--- begin ---

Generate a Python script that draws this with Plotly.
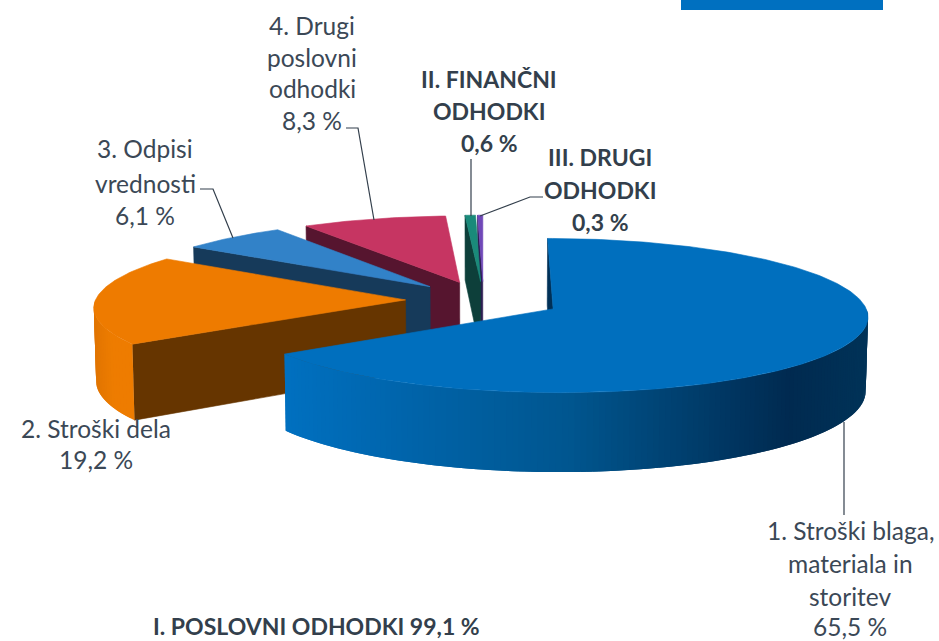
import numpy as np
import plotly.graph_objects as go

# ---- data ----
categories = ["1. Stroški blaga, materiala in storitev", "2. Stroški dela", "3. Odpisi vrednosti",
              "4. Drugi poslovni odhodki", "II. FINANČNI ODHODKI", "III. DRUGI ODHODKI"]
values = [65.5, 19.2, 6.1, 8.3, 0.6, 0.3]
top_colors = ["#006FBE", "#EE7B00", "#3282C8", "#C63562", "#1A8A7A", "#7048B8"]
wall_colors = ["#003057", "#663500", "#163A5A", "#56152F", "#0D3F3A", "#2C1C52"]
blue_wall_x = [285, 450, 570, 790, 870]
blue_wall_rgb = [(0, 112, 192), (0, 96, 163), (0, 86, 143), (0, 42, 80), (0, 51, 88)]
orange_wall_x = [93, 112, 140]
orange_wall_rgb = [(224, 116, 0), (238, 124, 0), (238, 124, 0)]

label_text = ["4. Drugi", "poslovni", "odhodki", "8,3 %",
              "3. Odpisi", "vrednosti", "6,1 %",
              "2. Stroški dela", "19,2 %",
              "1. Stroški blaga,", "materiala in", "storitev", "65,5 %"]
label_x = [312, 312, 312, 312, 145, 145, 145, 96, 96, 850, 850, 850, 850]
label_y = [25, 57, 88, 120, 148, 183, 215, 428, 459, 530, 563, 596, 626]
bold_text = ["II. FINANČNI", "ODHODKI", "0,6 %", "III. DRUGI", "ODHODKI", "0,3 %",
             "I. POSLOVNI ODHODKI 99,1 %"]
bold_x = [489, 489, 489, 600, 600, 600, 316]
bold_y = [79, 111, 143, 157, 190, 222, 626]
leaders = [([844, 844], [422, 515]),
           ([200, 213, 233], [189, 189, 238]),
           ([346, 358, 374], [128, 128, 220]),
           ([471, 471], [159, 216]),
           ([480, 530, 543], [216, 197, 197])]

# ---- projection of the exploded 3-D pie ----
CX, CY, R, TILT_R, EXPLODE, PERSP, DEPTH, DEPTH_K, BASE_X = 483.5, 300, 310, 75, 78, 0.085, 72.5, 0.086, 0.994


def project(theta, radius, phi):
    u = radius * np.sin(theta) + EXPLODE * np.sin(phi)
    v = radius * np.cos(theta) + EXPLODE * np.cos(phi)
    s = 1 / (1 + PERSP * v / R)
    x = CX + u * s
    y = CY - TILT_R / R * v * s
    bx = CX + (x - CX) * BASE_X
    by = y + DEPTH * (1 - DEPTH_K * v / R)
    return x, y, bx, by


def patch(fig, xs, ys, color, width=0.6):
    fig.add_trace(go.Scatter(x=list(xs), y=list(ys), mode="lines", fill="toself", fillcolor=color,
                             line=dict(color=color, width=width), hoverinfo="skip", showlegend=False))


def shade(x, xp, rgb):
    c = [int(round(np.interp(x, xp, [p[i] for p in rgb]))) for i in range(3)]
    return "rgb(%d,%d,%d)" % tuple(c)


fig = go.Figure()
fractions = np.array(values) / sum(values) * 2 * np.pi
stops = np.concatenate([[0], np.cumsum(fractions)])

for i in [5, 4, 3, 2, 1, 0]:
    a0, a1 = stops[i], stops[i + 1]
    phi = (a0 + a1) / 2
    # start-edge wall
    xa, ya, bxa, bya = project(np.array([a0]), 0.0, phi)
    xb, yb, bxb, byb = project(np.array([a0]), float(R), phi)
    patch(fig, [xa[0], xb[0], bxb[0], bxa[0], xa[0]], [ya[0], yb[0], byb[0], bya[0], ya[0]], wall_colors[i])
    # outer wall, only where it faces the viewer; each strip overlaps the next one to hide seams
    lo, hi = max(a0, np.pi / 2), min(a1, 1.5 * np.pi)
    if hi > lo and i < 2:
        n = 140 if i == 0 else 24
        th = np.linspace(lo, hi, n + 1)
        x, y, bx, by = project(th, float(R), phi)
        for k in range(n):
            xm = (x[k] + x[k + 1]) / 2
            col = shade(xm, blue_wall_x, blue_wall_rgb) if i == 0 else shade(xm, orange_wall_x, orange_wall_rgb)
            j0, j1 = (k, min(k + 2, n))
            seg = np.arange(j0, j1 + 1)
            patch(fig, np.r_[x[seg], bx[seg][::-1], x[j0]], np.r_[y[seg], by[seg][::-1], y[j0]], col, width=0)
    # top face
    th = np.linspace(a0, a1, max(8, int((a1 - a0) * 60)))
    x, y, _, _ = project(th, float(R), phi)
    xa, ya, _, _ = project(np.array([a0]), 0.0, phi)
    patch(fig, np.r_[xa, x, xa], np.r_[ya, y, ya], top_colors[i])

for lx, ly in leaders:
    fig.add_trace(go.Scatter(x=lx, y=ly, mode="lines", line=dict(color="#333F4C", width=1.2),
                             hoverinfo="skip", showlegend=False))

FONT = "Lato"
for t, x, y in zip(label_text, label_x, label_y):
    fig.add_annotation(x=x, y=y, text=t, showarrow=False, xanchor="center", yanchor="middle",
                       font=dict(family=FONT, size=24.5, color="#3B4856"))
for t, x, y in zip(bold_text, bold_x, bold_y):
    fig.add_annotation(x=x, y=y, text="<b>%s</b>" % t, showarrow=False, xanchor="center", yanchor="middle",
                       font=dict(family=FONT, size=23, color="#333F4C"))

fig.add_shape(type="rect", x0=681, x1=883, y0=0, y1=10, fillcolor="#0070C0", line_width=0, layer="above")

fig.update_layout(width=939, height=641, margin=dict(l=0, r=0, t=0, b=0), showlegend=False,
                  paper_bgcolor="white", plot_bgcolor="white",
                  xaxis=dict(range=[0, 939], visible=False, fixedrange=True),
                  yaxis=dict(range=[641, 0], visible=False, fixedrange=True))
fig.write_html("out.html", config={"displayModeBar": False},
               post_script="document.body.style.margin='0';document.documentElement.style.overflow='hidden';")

--- end ---
--- begin ---

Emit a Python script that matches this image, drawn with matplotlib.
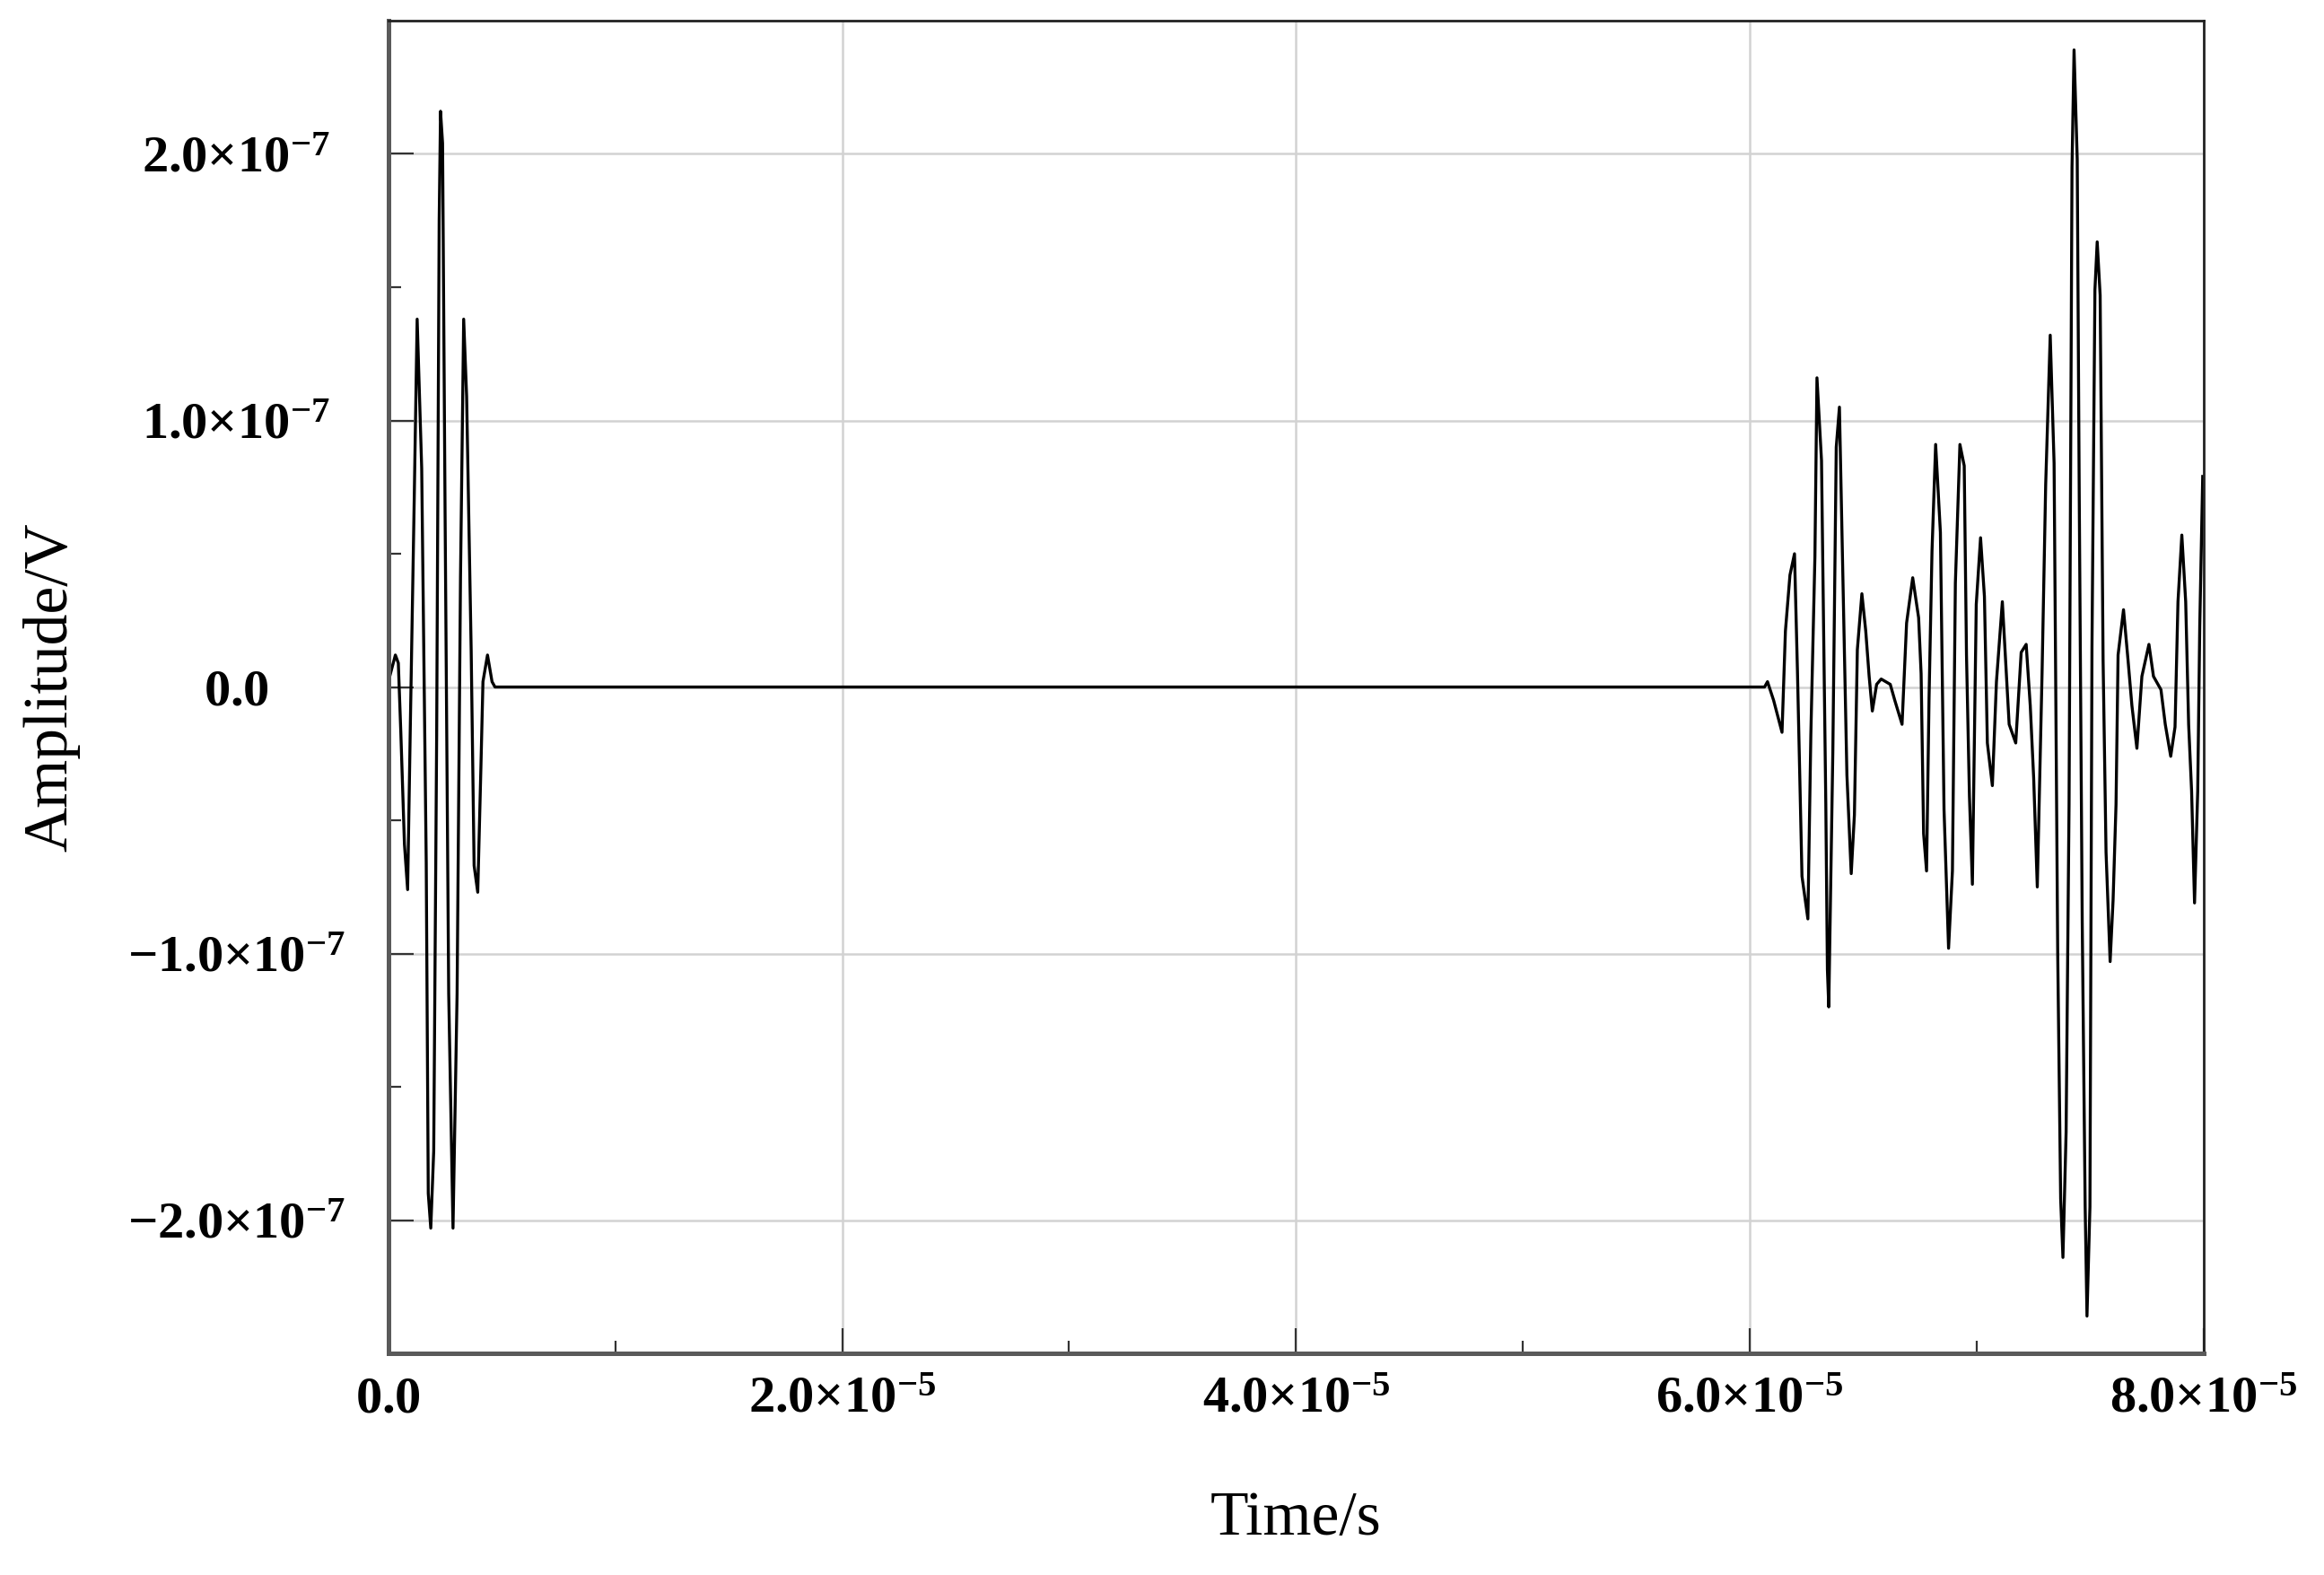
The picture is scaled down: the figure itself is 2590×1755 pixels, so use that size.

--- end ---
--- begin ---

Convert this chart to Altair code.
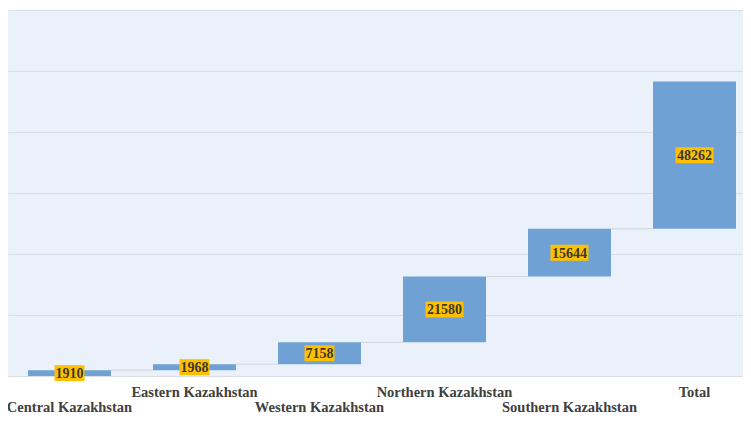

--- end ---

TASK TO COMPLETE >> The lines to print start at the line containing "Generate a Python" and end at the line containing "import plotly.graph_objects as go"; print them exactly, both ends included, and leave out every picture.

RESULT FOR THIS TASK >>
Generate a Python script that draws this with Plotly.
import numpy as np
import plotly.graph_objects as go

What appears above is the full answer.